Cina, aria fresca da respirare in scatola contro l’aria che uccide: la vita ridotta di 5 anni
‘Stazioni’ di aria fresca sono state allestite in tre delle 74 città più inquinate della Cina. Un’iniziativa che ha riscosso molto successo tra gli avventori ai quali vengono date delle maschere di ossigeno che erogano aria – contenuta in scatole o bottiglie – proveniente dalla splendida montagna di Laojun, nella provincia di Luanchuan.
Questa settimana, soprattutto nel nord del Paese, il livello di inquinamento ha raggiunto cifre record e a Pechino sia ieri che oggi sono stati registrati livelli di Pm 2,5 (le particelle con un diametro inferiore ai 2,5 micron) pari a 400 microgrammi per metro cubo, quando il limite è di 25 microgrammi. Secondo gli esperti, con un tale inquinamento si mette a rischio la fotosintesi delle piante, nonché la produzione agricola. Inoltre, la qualità dell’aria è talmente pessima che per i cittadini sembra di vivere vicino a un incendio boschivo.
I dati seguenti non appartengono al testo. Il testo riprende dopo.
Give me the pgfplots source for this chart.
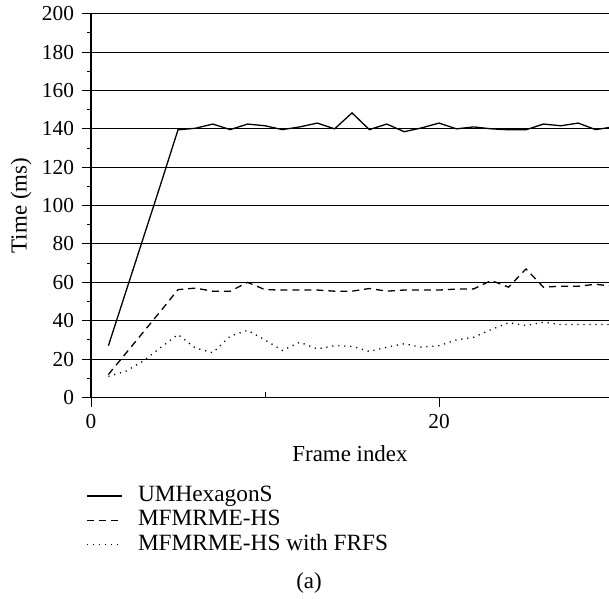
\documentclass[border=0pt]{standalone}
\usepackage{fontspec}
\setmainfont{Liberation Serif}
\usepackage{pgfplots}
\pgfplotsset{compat=1.18}
\begin{document}
\fontsize{11.5}{13}\selectfont
\begin{tikzpicture}
\begin{axis}[
  scale only axis, width=259bp, height=191.9bp,
  at={(0,0)}, anchor=south west,
  xmin=0, xmax=29.77, ymin=0, ymax=200,
  axis x line=bottom, axis y line=left,
  axis line style={-, line width=0.6bp, black},
  xtick={0,20}, ytick={0,20,...,200}, minor ytick={10,30,...,190},
  extra x ticks={10}, extra x tick labels={},
  extra x tick style={tick align=inside, major tick length=3bp},
  ymajorgrids, grid style={black, line width=0.5bp},
  tick align=outside, major tick length=4.5bp, minor tick length=2bp,
  tick style={black, line width=0.5bp},
  /pgf/number format/assume math mode=true,
  tick label style={font=\fontsize{10.7}{12}\selectfont},
  label style={font=\fontsize{11.5}{13}\selectfont},
  xlabel={Frame index}, ylabel={Time (ms)},
  xlabel style={at={(axis description cs:0.5,-0.1459)}, anchor=center},
  ylabel style={at={(axis description cs:-0.1351,0.5)}, anchor=center},
  legend cell align=left,
  legend image code/.code={\draw[#1] (0bp,0bp) -- (17.5bp,0bp);},
  legend style={draw=none, fill=none, inner sep=0pt, outer sep=0pt,
    row sep=2.7bp, font=\fontsize{11.7}{13}\selectfont,
    nodes={inner sep=0pt, text height=7.5bp, text depth=2bp},
    /tikz/every odd column/.append style={column sep=7.85bp},
    at={(rel axis cs:0,0)}, anchor=north west, xshift=-2.5bp, yshift=-44.5bp},
]
\addplot[black, line width=0.65bp] coordinates {
(1,27)(2,55)(3,83)(4,111)(5,139.5)(6,140.3)(7,142.5)(8,139.6)(9,142.5)(10,141.6)
(11,139.6)(12,141)(13,143)(14,140)(15,148.3)(16,139.6)(17,142.5)(18,138.5)(19,140.5)(20,143)
(21,140)(22,141)(23,140)(24,139.5)(25,139.5)(26,142.5)(27,141.6)(28,143)(29,139.6)(30,141)};
\addlegendentry{UMHexagonS}
\addplot[black, line width=0.65bp, dash pattern=on 3.5bp off 2.5bp] coordinates {
(1,12)(2,23)(3,34)(4,45)(5,56.2)(6,57)(7,55.4)(8,55.4)(9,60)(10,56.2)
(11,56)(12,56)(13,56)(14,55.4)(15,55.4)(16,56.8)(17,55.4)(18,56)(19,56)(20,56)
(21,56.5)(22,56.6)(23,61)(24,57.5)(25,67)(26,57.5)(27,58)(28,58)(29,59)(30,58)};
\addlegendentry{MFMRME-HS}
\addplot[black, line width=0.65bp, dash pattern=on 0.6bp off 2.4bp] coordinates {
(1,11)(2,13.7)(3,19)(4,26)(5,32.8)(6,25.8)(7,23.3)(8,32)(9,35)(10,30)
(11,24.5)(12,28.8)(13,25.3)(14,27)(15,26.7)(16,24)(17,26.2)(18,28)(19,26.2)(20,27)
(21,30)(22,31.4)(23,35.4)(24,39)(25,37.5)(26,39.2)(27,38)(28,38)(29,38)(30,38)};
\addlegendentry{MFMRME-HS with FRFS}
\end{axis}
\node[font=\fontsize{11.5}{13}\selectfont, anchor=center] at (109bp,-92.75bp) {(a)};
\pgfresetboundingbox
\path (-45.5bp,-100.75bp) rectangle (259bp,198.75bp);
\end{tikzpicture}
\end{document}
I cinesi però cominiano a percepire le gravi conseguenze che questi fattori possono arrecare alla salute umana. Difatti, l’inquinamento atmosferico ha ridotto di cinque anni l’aspettativa di vita degli abitanti del nord del Paese rispetto a quelli che vivono nel sud e, secondo uno studio, l’inquinamento provoca 1,2 milioni di morti all’anno in tutta la Cina, ma si teme che l’impatto reale sia anche peggiore.
Oltre a provocare disastri ambientali e un peggioramento della salute dei cittadini, l’inquinamento sta diventando anche un problema politico. Dopo aver negato per anni, il governo centrale ha di recente ammesso che lo smog è effettivamente un tema preoccupante e ha cominciato a pubblicare dati sulla qualità dell’aria nelle principali città della Cina, anche se la loro veridicità è spesso contestata. Inoltre, Pechino ha promesso di stanziare 275 miliardi di dollari per affrontare la spinosa questione per i prossimi cinque anni.
Perché la Cina si sta svegliando solo ora dato che il problema ha radici molto profonde? Bisogna considerare due fattori. In primo luogo, negli ultimi anni la qualità dell’aria è peggiorata molto rapidamente e, in secondo luogo, i cinesi stanno acquisendo una consepevolezza sui problemi ambientali che prima non avevano. Infatti, proprio grazie al boom economico, la povertà, prima dilagante in tutto il Paese, è ora passata in secondo piano e grazie a tenori di vita più elevati i cinesi iniziano ora a preoccuparsi con più attenzione della propria salute. Il Yanzhao Metropolis Daily, un giornale del nord della Cina, ha pubblicato una notizia secondo cui Li Guixin, un abitante di Shijiazhuang, avrebbe citato in giudizio il governo per non essere stato in grado di ridurre l’inquinamento dell’aria. Si tratta del primo caso del genere in tutta la Cina. L’uomo, che ha chiesto un risarcimento, ha affermato di aver intrapreso questa battaglia perché “ogni cittadino possa vedere che in mezzo a questa nebbia siamo noi le vere vittime”.
Ora su Pechino gravano non poche responsabilità. Il partito comunista ha promesso che ridurrà l’inquinamento, ma a differenza delle altre manovre del governo, per i cinesi sarà sufficiente guardare fuori dalla finestra per giudicare il fallimento o il successo delle iniziative. Infine, migliorare la qualità dell’aria significherà modificare la struttura di un’economia che regge sulla dipendenza dal carbone e sull’enorme domanda di energia. Riuscirà la Cina del domani a trovare un’altra strada per lo sviluppo mantenendo inalterati i ritmi produttivi di oggi? Difficile, se non impossibile. Qualche sacrificio andrà pur fatto, a meno che, per mantenere gli stessi ritmi, i cinesi non si rassegnino a vivere segregati in casa.